The problem is if two or three families carry the entire load. If the same three families sign up for every game, stop the signup after four or five games and you are done for the season.
If one family is chronically missing their date, send them a text the night before. “Tomorrow is your snack date. Just confirming we are still on?” Sometimes they forgot. Sometimes they will ask to swap. Handle it one-on-one.
Do not shame anyone in the group chat. No “wow, we need more volunteers.” That kills the vibe and makes the whole thing feel guilty instead of fun.
The full message template
Copy and paste this into your group chat and customize with your dates.
Snack rotation signup
One family per game brings snacks to share. One bag of chips/crackers and ice pops or cold drinks. Budget is $20-25.
Dietary notes: No peanuts. Let me know if you are bringing anything with tree nuts.
Pick your date below by replying with your name.
May 3: ___ May 10: ___ May 17: ___ May 24: ___ May 31: ___ June 7: ___ June 14: ___
All set - thanks.
That is it. Not a form. Not a tool. Just a list and a message.

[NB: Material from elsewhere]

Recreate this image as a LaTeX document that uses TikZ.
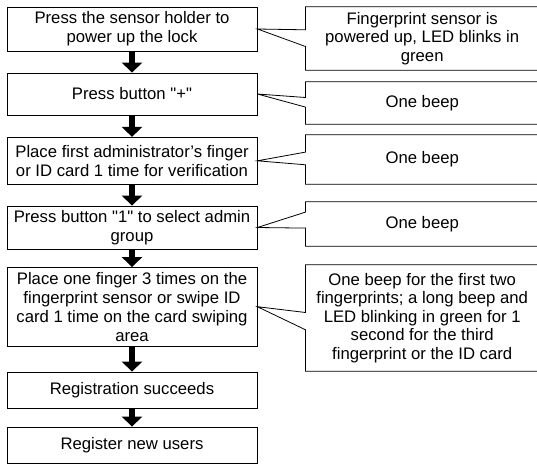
\documentclass[tikz,border=0pt]{standalone}
\usepackage{fontspec}
\setmainfont{Liberation Sans}
\usetikzlibrary{arrows.meta}

\begin{document}
\begin{tikzpicture}[x=1pt, y=-1pt,
    stepbox/.style={draw, line width=0.8pt, minimum width=250pt, align=center, inner sep=1pt,
        font=\fontsize{16.7}{19}\selectfont},
    notebox/.style={minimum width=233pt, align=center, inner sep=1pt,
        font=\fontsize{16.7}{18.6}\selectfont},
    flow/.style={line width=6pt, -{Triangle[width=20pt,length=10pt]}},
    note/.style={line width=0.8pt, line join=miter}]
  \useasboundingbox (0,0) rectangle (537,471);

  % steps on the left
  \node[stepbox, minimum height=44pt] (s1) at (132, 29) {Press the sensor holder to\\power up the lock};
  \node[stepbox, minimum height=42pt] (s2) at (132, 94) {Press button \textquotedbl+\textquotedbl};
  \node[stepbox, minimum height=47pt] (s3) at (132, 160.8) {Place first administrator’s finger\\or ID card 1 time for verification};
  \node[stepbox, minimum height=43pt] (s4) at (132, 227.5) {Press button \textquotedbl1\textquotedbl\ to select admin\\group};
  \node[stepbox, minimum height=78.5pt] (s5) at (132, 306.7) {Place one finger 3 times on the\\fingerprint sensor or swipe ID\\card 1 time on the card swiping\\area};
  \node[stepbox, minimum height=36pt] (s6) at (132, 390) {Registration succeeds};
  \node[stepbox, minimum height=36pt] (s7) at (132, 445) {Register new users};

  \draw[flow] (s1) -- (s2);
  \draw[flow] (s2) -- (s3);
  \draw[flow] (s3) -- (s4);
  \draw[flow] (s4) -- (s5);
  \draw[flow] (s5) -- (s6);
  \draw[flow] (s6) -- (s7);

  % responses on the right
  \node[notebox, minimum height=63pt] (c1) at (422.2, 38.5) {Fingerprint sensor is\\powered up, LED blinks in\\green};
  \node[notebox, minimum height=42pt] (c2) at (422.2, 103) {One beep};
  \node[notebox, minimum height=49pt] (c3) at (422.2, 159.5) {One beep};
  \node[notebox, minimum height=44pt] (c4) at (422.2, 224) {One beep};
  \node[notebox, minimum height=106pt] (c5) at (422.2, 318) {One beep for the first two\\fingerprints; a long beep and\\LED blinking in green for 1\\second for the third\\fingerprint or the ID card};

  \draw[note] (c1.south west) -- ([yshift=-39.7pt]c1.north west) -- (s1.east) -- ([yshift=-23pt]c1.north west)
    -- (c1.north west) -- (c1.north east) -- (c1.south east) -- cycle;
  \draw[note] (c2.south west) -- ([yshift=-25.3pt]c2.north west) -- (s2.east) -- ([yshift=-15.7pt]c2.north west)
    -- (c2.north west) -- (c2.north east) -- (c2.south east) -- cycle;
  \draw[note] (c3.south west) -- ([yshift=-30pt]c3.north west) -- (s3.east) -- ([yshift=-17.3pt]c3.north west)
    -- (c3.north west) -- (c3.north east) -- (c3.south east) -- cycle;
  \draw[note] (c4.south west) -- ([yshift=-26.3pt]c4.north west) -- (s4.east) -- ([yshift=-10.3pt]c4.north west)
    -- (c4.north west) -- (c4.north east) -- (c4.south east) -- cycle;
  \draw[note] (c5.south west) -- ([yshift=-65pt]c5.north west) -- (s5.east) -- ([yshift=-47.7pt]c5.north west)
    -- (c5.north west) -- (c5.north east) -- (c5.south east) -- cycle;
\end{tikzpicture}
\end{document}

What happens after they sign up
The day before their game, send them a text. Not a group message. One text to that family.
“Tomorrow is the snack date. Bring a bag of chips or goldfish and ice pops. See you at 4 pm.”
One reminder. Not guilt. Just a heads-up.
After they bring snacks, reply in the group chat. “Thanks [name] for bringing snacks today. The team loved them.” That is all. Not a formal thank-you card. Just a mention. They feel seen and they are more likely to help again next year.
The result
Most snack signups that use this format fill in three to four days. Some families claim multiple dates. You only have to send one reminder text the day before. Nobody complains because the ask is clear and the budget is upfront.
The whole thing takes five minutes to set up and feels casual instead of formal. That is why it works.